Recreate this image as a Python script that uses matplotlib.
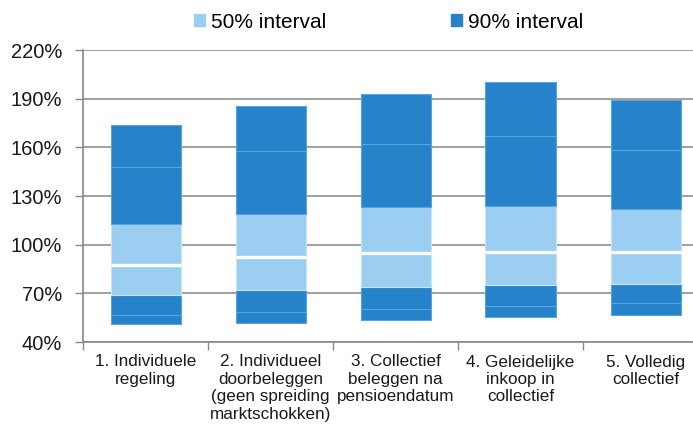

==

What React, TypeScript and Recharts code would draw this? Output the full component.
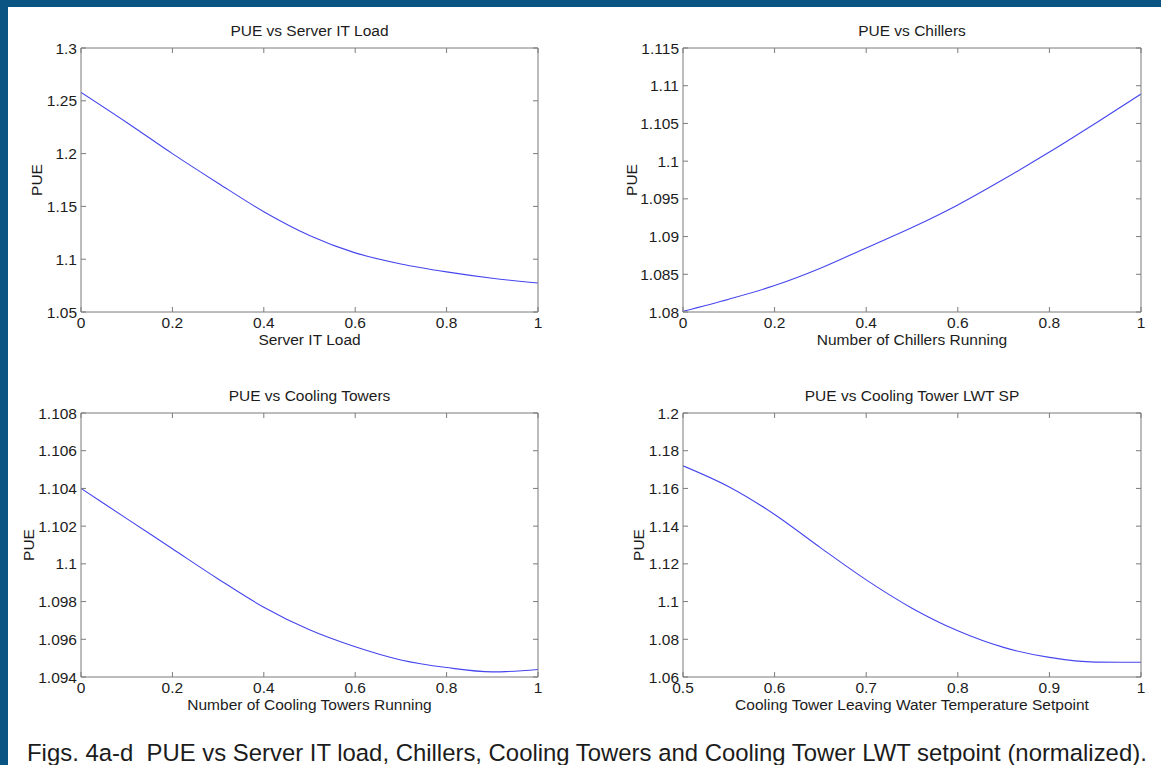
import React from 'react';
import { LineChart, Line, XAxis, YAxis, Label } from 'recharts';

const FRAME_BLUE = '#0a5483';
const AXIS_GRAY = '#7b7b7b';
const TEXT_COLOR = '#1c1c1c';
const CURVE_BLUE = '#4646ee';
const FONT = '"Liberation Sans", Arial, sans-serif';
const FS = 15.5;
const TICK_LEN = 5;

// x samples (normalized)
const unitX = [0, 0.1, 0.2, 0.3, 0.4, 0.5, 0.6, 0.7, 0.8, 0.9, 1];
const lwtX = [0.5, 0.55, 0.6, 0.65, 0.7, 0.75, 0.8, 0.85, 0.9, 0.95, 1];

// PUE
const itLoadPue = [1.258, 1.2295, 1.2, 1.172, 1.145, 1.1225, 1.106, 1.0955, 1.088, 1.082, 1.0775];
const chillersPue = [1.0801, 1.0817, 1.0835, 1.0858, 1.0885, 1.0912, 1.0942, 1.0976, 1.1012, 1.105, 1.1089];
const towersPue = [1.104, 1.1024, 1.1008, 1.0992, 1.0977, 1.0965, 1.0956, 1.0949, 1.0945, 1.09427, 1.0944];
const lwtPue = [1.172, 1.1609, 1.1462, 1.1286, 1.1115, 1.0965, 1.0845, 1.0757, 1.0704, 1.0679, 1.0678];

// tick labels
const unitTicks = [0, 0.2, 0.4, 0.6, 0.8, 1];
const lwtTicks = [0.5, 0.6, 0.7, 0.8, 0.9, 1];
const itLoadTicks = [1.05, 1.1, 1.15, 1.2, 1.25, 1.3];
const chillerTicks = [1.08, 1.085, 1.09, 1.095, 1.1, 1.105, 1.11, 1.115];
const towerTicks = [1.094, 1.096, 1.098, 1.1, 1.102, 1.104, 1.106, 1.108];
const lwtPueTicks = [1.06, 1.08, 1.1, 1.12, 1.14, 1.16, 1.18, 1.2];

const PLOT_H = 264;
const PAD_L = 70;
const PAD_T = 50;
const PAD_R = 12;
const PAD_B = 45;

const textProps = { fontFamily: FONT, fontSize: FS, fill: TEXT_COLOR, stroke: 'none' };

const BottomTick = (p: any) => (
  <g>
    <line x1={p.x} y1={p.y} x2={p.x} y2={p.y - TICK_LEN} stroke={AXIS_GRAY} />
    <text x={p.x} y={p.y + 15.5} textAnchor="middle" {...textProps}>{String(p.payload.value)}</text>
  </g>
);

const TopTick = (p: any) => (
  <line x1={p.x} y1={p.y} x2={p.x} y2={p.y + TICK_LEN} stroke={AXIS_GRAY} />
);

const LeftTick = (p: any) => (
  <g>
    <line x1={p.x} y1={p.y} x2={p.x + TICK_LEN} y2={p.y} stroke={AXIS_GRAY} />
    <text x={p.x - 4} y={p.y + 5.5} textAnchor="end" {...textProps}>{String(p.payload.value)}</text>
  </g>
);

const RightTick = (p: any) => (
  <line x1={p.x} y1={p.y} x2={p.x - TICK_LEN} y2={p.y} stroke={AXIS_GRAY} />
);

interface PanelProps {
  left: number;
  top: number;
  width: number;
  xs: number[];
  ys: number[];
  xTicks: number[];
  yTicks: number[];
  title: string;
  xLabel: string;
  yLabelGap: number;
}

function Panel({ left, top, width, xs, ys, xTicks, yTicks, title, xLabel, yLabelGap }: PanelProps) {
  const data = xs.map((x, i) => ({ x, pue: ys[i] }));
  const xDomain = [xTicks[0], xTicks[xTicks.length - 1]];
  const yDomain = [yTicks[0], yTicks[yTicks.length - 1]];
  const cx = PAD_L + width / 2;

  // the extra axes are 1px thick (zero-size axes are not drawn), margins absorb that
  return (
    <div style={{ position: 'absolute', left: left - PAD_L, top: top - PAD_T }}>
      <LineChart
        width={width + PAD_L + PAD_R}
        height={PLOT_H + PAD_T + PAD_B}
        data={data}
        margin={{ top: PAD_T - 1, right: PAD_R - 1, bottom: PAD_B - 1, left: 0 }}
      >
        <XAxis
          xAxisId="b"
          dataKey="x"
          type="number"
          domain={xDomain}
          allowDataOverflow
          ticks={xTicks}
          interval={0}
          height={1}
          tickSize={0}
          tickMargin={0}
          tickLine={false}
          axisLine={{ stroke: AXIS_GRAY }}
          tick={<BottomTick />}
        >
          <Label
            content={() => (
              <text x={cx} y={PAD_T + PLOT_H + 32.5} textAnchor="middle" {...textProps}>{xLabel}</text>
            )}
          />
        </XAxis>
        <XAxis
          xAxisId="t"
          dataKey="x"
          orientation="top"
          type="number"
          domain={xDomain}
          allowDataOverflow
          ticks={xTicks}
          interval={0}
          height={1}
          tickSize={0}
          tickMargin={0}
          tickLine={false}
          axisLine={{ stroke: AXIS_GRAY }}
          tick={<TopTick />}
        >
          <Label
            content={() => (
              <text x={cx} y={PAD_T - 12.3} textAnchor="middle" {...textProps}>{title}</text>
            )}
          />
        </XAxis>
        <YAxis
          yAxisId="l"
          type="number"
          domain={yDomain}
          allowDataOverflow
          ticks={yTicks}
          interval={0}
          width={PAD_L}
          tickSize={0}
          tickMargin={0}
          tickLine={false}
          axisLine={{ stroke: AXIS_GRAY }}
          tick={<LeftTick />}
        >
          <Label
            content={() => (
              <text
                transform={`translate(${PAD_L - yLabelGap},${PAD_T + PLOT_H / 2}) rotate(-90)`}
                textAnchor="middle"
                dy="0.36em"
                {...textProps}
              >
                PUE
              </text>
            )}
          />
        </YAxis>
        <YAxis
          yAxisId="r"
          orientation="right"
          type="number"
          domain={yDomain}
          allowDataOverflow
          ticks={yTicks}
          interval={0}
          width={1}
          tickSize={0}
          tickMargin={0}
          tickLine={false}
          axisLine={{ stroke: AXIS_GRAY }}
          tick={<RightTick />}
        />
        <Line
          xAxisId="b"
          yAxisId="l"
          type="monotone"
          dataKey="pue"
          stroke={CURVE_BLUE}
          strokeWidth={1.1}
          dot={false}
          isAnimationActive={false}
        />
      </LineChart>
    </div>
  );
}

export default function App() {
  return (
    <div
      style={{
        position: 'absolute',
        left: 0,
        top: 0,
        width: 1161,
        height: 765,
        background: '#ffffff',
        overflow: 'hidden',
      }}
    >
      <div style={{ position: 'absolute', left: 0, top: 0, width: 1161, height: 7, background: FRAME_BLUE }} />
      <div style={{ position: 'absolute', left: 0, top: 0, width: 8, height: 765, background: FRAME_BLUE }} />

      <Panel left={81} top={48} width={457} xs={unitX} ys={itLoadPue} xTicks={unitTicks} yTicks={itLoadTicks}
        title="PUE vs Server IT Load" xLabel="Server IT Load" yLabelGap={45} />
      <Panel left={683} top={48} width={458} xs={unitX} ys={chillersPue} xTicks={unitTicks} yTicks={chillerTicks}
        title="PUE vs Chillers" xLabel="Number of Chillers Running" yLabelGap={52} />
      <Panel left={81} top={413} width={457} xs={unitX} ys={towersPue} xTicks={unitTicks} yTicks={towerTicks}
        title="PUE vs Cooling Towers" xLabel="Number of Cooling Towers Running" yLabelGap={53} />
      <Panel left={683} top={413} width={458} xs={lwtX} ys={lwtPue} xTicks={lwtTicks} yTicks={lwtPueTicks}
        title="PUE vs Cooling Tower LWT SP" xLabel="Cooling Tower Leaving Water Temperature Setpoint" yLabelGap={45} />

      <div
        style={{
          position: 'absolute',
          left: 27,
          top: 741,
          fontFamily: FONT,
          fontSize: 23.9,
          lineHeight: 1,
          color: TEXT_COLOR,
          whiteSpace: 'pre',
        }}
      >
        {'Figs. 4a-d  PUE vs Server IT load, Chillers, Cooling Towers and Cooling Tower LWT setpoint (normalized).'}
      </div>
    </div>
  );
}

__TASK GOAL__: Go back to the lines above and output, exactly as they stand, the ones from the line containing "What React, TypeScript" to the line containing "1.16, 1.18, 1.2];". Leave all pictures behind.

__ANSWER FOR THE TASK__:
What React, TypeScript and Recharts code would draw this? Output the full component.
import React from 'react';
import { LineChart, Line, XAxis, YAxis, Label } from 'recharts';

const FRAME_BLUE = '#0a5483';
const AXIS_GRAY = '#7b7b7b';
const TEXT_COLOR = '#1c1c1c';
const CURVE_BLUE = '#4646ee';
const FONT = '"Liberation Sans", Arial, sans-serif';
const FS = 15.5;
const TICK_LEN = 5;

// x samples (normalized)
const unitX = [0, 0.1, 0.2, 0.3, 0.4, 0.5, 0.6, 0.7, 0.8, 0.9, 1];
const lwtX = [0.5, 0.55, 0.6, 0.65, 0.7, 0.75, 0.8, 0.85, 0.9, 0.95, 1];

// PUE
const itLoadPue = [1.258, 1.2295, 1.2, 1.172, 1.145, 1.1225, 1.106, 1.0955, 1.088, 1.082, 1.0775];
const chillersPue = [1.0801, 1.0817, 1.0835, 1.0858, 1.0885, 1.0912, 1.0942, 1.0976, 1.1012, 1.105, 1.1089];
const towersPue = [1.104, 1.1024, 1.1008, 1.0992, 1.0977, 1.0965, 1.0956, 1.0949, 1.0945, 1.09427, 1.0944];
const lwtPue = [1.172, 1.1609, 1.1462, 1.1286, 1.1115, 1.0965, 1.0845, 1.0757, 1.0704, 1.0679, 1.0678];

// tick labels
const unitTicks = [0, 0.2, 0.4, 0.6, 0.8, 1];
const lwtTicks = [0.5, 0.6, 0.7, 0.8, 0.9, 1];
const itLoadTicks = [1.05, 1.1, 1.15, 1.2, 1.25, 1.3];
const chillerTicks = [1.08, 1.085, 1.09, 1.095, 1.1, 1.105, 1.11, 1.115];
const towerTicks = [1.094, 1.096, 1.098, 1.1, 1.102, 1.104, 1.106, 1.108];
const lwtPueTicks = [1.06, 1.08, 1.1, 1.12, 1.14, 1.16, 1.18, 1.2];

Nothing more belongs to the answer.